03 July 2014

I read, therefore I am: Discuss (or Review of The Winter Letter by D. E. Stanley)


 

I suppose I'm supposed to say "SPOILER ALERT" as though someone actually reads my blog. :P
Anyway.  I started to have a few doubts when Jared got all up in Will's face and took the letter from him after the Awakening Ceremony, but then wrote it off as his just being stressed.
However...For the last several chapters, ever since Jared forbade Gat, Will, and Wohie to attempt a rescue of the missing orphans and tried to imprison them when they decided to rescue them anyway, I'd started to suspect the King Mel is not the evil one after all.  It's all a conspiracy.  Or, as Phoebe might say (I was watching Charmed last night): "Somebody's working on a massive evil plan!"

At this exact moment, I suddenly got an incredible epiphany.  See...according to the SSF (story so far), there were three major knights/guardians of the Kingdom of Neba.  Markus (who is now called King Markus of the Under-Kingdom), Andrias (whom the children all think is an evil spy, turned by King Mel), and the last, being Eleazar.  The only one we haven't met yet is the last.

I just drew the connection when Jared started yelling at Will about his parents.  Will's dad's name was Eli.

It was no accident that his parents died.  It was no accident that he ended up in Baru.  And it was no accident that some bird dive-bombed him on his way to meet the King.

I love it when epiphanies come before the end of the book.

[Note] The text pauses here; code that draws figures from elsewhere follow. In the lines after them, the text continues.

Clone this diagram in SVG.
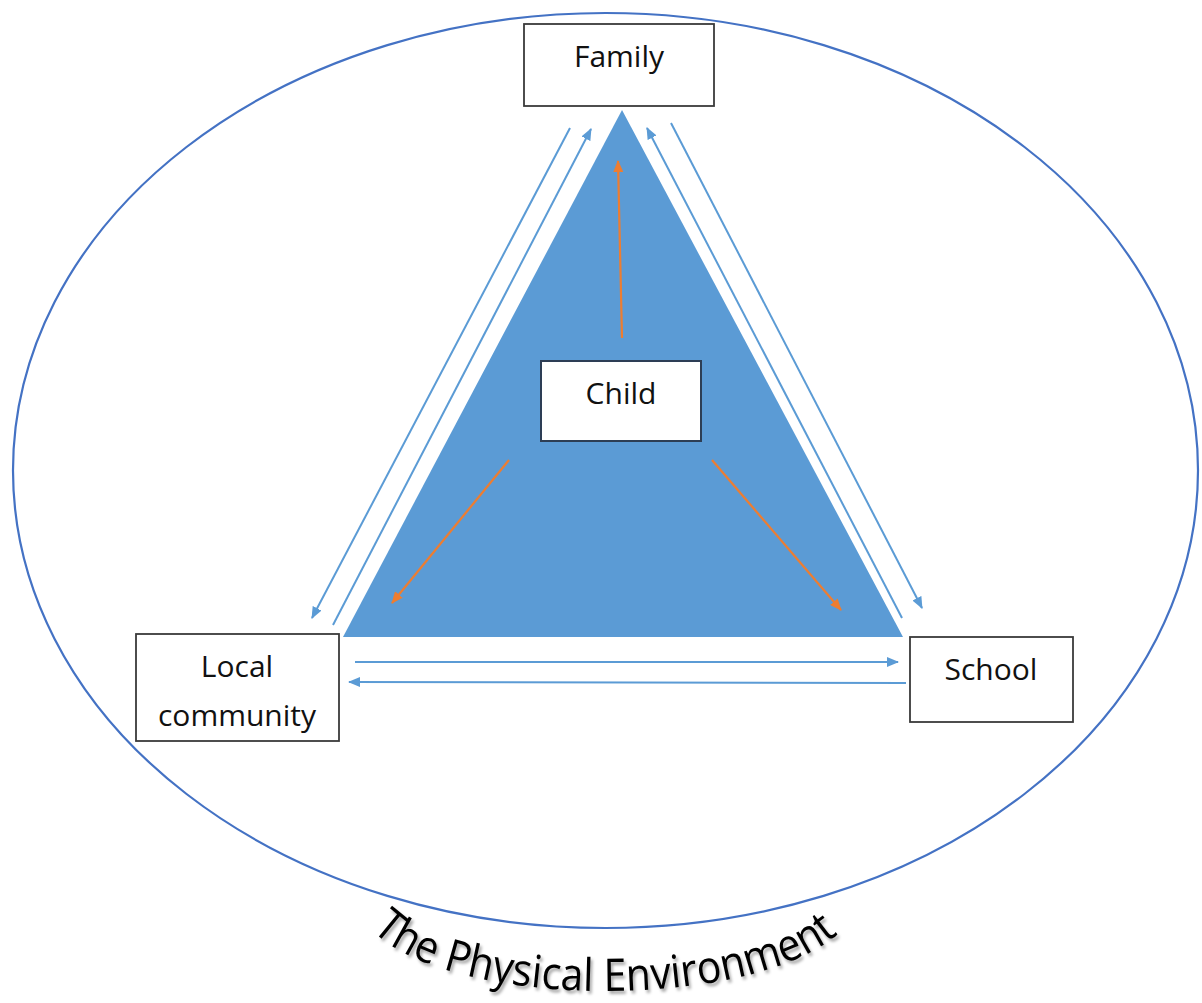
<svg xmlns="http://www.w3.org/2000/svg" width="1202" height="1003" viewBox="0 0 1202 1003">
<style>
.box{fill:#fff;stroke:#3a3a3a;stroke-width:1.8}
.lbl{font-family:"Open Sans","Liberation Sans",sans-serif;font-size:30px;fill:#111;text-anchor:middle}
.blue{stroke:#5B9BD5;stroke-width:2;fill:none}
.org{stroke:#ED7D31;stroke-width:2.2;fill:none}
</style>
<defs>
<marker id="ab" viewBox="0 0 12 10" refX="11" refY="5" markerWidth="12" markerHeight="10" markerUnits="userSpaceOnUse" orient="auto"><path d="M0,0 L12,5 L0,10 Z" fill="#5B9BD5"/></marker>
<marker id="ao" viewBox="0 0 12 10" refX="11" refY="5" markerWidth="12" markerHeight="10" markerUnits="userSpaceOnUse" orient="auto"><path d="M0,0 L12,5 L0,10 Z" fill="#ED7D31"/></marker>
<filter id="sh" x="-10%" y="-30%" width="120%" height="160%"><feDropShadow dx="2" dy="3" stdDeviation="1.5" flood-color="#000" flood-opacity="0.35"/></filter>
<path id="arc" d="M 372 930 C 452 1012, 768 1012, 846 926"/>
</defs>
<ellipse cx="605.5" cy="470.5" rx="592.5" ry="457.5" fill="none" stroke="#4472C4" stroke-width="2.2"/>
<polygon points="622,110 343,637 903,637" fill="#5B9BD5"/>
<g id="connectors">
<line class="blue" x1="570" y1="128" x2="312" y2="618" marker-end="url(#ab)"/>
<line class="blue" x1="333" y1="625" x2="591" y2="129" marker-end="url(#ab)"/>
<line class="blue" x1="902" y1="618" x2="647" y2="128" marker-end="url(#ab)"/>
<line class="blue" x1="671" y1="123" x2="922" y2="608" marker-end="url(#ab)"/>
<line class="blue" x1="355" y1="662" x2="898" y2="662" marker-end="url(#ab)"/>
<line class="blue" x1="906" y1="683" x2="349" y2="682" marker-end="url(#ab)"/>
<line class="org" x1="622" y1="338" x2="618" y2="161" marker-end="url(#ao)"/>
<line class="org" x1="509" y1="460" x2="392" y2="603" marker-end="url(#ao)"/>
<line class="org" x1="712" y1="460" x2="841" y2="610" marker-end="url(#ao)"/>
</g>
<g id="family"><rect class="box" x="524" y="24" width="190" height="82"/><text class="lbl" x="619" y="67">Family</text></g>
<g id="child"><rect x="541" y="361" width="160" height="80" fill="#fff" stroke="#2d3e55" stroke-width="2"/><text class="lbl" x="621" y="404">Child</text></g>
<g id="local-community"><rect class="box" x="136" y="634" width="203" height="107"/><text class="lbl" x="237" y="677">Local</text><text class="lbl" x="237" y="726">community</text></g>
<g id="school"><rect class="box" x="910" y="637" width="163" height="85"/><text class="lbl" x="991" y="680">School</text></g>
<text font-family="'Open Sans','Liberation Sans',sans-serif" font-size="45" fill="#000" filter="url(#sh)"><textPath href="#arc" textLength="490" lengthAdjust="spacingAndGlyphs">The Physical Environment</textPath></text>
</svg>
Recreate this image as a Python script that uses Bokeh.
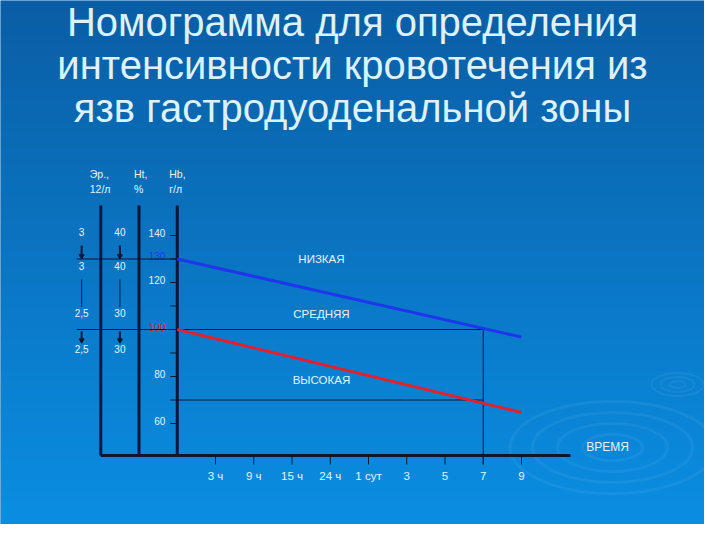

Oh.  And the book is called The Winter Letter by D.E. Stanley.
It's something you should definitely read if you were a fan of the Chronicles of Narnia (trust me on this; I read Narnia every Christmas and have for like the past fifteen or so years!).  The story itself is a good faith-fantasy.  The characters are fun (I dare you not to enjoy a "butterbug" named Jabber, a tree named Forest, a trio of talking lions who aren't just lions, or a quartet of boys named Yoh, Goh, Broh, and Sloh), the "magic" is real, with real costs and real consequences.  The story has adventure and tragedy and hope.